WRITTEN PROBLEM: Copy each line in the data that includes the word "React".

(Records with drawing code)
:::::
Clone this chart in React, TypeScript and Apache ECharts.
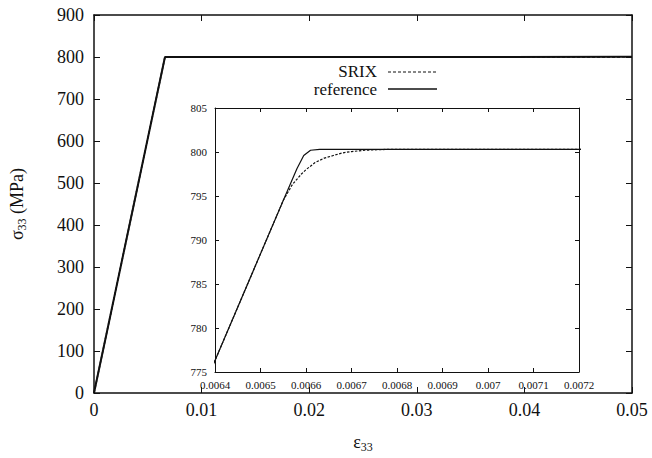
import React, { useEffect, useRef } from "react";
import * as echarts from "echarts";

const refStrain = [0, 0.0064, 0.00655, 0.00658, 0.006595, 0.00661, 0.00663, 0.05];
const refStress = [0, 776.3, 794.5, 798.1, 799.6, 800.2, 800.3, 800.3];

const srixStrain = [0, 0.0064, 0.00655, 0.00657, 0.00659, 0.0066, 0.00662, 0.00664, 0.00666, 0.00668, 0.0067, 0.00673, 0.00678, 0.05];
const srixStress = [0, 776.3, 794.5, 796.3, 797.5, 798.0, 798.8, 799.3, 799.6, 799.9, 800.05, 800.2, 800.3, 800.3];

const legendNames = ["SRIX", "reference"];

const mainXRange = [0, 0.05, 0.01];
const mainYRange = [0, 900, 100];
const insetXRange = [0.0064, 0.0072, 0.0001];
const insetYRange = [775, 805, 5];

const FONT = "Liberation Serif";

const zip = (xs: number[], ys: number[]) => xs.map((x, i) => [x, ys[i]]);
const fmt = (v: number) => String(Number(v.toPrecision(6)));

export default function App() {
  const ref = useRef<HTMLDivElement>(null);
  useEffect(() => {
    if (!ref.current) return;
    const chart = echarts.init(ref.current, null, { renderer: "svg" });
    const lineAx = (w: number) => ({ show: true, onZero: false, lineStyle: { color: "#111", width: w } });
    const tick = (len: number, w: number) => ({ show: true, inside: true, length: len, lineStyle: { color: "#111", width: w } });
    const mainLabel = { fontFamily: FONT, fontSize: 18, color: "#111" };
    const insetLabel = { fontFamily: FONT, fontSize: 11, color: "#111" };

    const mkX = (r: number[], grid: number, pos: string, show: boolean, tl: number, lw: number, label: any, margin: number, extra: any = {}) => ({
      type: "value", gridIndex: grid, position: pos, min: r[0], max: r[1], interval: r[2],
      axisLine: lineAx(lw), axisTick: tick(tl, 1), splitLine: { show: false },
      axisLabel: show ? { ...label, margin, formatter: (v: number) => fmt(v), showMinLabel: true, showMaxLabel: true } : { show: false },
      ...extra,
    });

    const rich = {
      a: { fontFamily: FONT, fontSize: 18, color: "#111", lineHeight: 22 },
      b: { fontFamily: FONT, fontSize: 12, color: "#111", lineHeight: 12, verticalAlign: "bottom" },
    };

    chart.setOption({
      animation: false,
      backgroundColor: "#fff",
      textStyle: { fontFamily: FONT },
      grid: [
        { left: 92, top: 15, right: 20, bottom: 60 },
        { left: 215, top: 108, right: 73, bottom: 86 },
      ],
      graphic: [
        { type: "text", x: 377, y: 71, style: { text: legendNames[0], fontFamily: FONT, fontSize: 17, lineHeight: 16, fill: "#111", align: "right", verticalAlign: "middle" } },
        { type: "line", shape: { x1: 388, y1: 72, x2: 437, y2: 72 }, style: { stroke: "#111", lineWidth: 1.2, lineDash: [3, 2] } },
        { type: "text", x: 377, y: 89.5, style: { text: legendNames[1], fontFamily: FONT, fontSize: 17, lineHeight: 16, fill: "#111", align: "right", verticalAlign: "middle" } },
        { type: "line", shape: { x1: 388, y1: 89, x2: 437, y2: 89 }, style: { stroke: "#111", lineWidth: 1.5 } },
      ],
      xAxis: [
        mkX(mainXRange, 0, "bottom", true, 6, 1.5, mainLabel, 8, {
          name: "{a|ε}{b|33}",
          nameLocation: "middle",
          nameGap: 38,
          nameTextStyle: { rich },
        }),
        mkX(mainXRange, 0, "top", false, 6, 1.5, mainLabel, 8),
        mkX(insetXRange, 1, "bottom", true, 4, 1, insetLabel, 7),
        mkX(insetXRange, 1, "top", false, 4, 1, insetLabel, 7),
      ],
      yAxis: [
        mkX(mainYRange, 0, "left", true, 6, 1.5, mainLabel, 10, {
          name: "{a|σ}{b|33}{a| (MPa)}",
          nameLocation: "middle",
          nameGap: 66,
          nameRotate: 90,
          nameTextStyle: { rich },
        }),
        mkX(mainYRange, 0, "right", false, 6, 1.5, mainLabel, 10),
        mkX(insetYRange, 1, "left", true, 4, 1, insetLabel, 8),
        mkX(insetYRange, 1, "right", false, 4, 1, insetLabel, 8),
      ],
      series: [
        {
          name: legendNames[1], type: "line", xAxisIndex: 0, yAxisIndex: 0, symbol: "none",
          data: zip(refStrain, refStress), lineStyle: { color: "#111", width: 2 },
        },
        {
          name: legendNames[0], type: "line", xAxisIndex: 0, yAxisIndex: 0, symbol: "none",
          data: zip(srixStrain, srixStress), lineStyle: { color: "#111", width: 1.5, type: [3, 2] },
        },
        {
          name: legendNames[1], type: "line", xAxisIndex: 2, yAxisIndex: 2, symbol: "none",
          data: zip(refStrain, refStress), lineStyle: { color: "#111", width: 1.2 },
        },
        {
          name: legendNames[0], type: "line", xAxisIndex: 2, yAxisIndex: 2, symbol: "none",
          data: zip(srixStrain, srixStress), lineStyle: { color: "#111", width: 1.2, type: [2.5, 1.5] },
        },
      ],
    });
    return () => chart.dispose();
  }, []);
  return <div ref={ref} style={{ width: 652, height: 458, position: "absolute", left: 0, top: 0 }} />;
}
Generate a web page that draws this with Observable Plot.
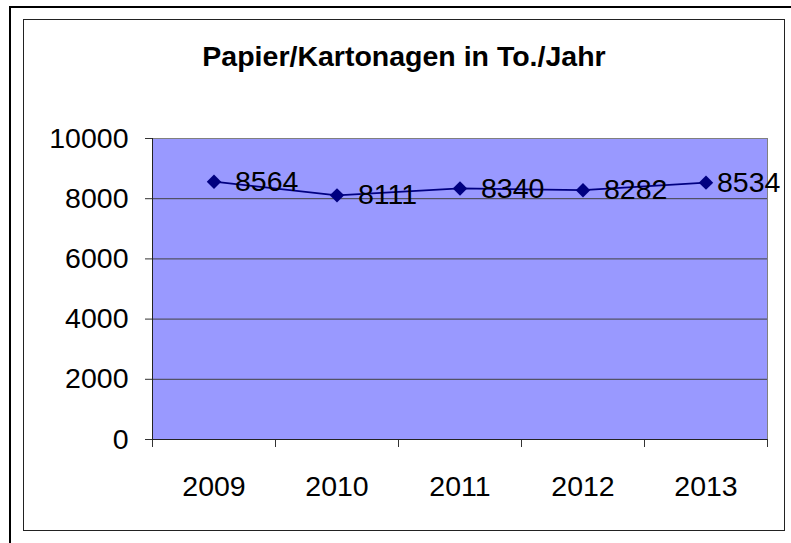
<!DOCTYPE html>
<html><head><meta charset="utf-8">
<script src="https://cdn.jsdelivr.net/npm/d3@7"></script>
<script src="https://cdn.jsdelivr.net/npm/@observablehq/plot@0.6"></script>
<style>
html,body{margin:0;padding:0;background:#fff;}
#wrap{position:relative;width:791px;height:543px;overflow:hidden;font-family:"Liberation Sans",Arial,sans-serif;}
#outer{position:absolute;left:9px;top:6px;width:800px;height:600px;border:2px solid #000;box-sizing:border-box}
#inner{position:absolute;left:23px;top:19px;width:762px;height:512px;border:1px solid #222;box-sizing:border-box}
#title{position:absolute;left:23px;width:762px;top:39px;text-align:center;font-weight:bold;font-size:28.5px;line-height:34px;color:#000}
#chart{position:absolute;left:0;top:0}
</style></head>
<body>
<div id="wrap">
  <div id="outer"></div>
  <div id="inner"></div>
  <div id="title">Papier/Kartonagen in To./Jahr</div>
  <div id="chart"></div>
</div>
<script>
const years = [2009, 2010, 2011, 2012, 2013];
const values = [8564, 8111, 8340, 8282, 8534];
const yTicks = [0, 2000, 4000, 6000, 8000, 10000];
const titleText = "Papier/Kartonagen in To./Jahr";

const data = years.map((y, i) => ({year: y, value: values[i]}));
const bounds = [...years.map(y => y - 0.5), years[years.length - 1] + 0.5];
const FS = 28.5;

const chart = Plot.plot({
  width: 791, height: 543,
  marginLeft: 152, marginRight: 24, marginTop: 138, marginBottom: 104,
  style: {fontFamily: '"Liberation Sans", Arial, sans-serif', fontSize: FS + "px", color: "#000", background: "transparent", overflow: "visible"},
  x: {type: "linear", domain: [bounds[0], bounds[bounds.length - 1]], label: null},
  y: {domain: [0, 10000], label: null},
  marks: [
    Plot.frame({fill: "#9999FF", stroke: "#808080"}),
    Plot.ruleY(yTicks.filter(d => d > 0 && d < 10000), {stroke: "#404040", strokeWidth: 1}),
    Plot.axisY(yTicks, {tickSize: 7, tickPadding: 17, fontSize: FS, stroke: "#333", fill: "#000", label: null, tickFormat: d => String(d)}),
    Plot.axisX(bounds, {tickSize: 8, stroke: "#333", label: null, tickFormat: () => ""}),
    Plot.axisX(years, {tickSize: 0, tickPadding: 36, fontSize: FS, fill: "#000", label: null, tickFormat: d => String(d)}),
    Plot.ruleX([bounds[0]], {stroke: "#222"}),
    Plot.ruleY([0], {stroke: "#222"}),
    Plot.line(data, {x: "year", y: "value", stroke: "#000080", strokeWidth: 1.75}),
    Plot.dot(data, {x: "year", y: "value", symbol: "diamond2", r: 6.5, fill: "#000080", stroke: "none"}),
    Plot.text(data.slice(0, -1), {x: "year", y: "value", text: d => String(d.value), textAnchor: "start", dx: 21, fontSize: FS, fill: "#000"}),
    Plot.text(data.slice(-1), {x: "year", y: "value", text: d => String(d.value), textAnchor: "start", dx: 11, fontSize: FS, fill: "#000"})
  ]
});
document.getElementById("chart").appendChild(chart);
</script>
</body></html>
:::::
EXERCISE SOLUTION:
Clone this chart in React, TypeScript and Apache ECharts.
import React, { useEffect, useRef } from "react";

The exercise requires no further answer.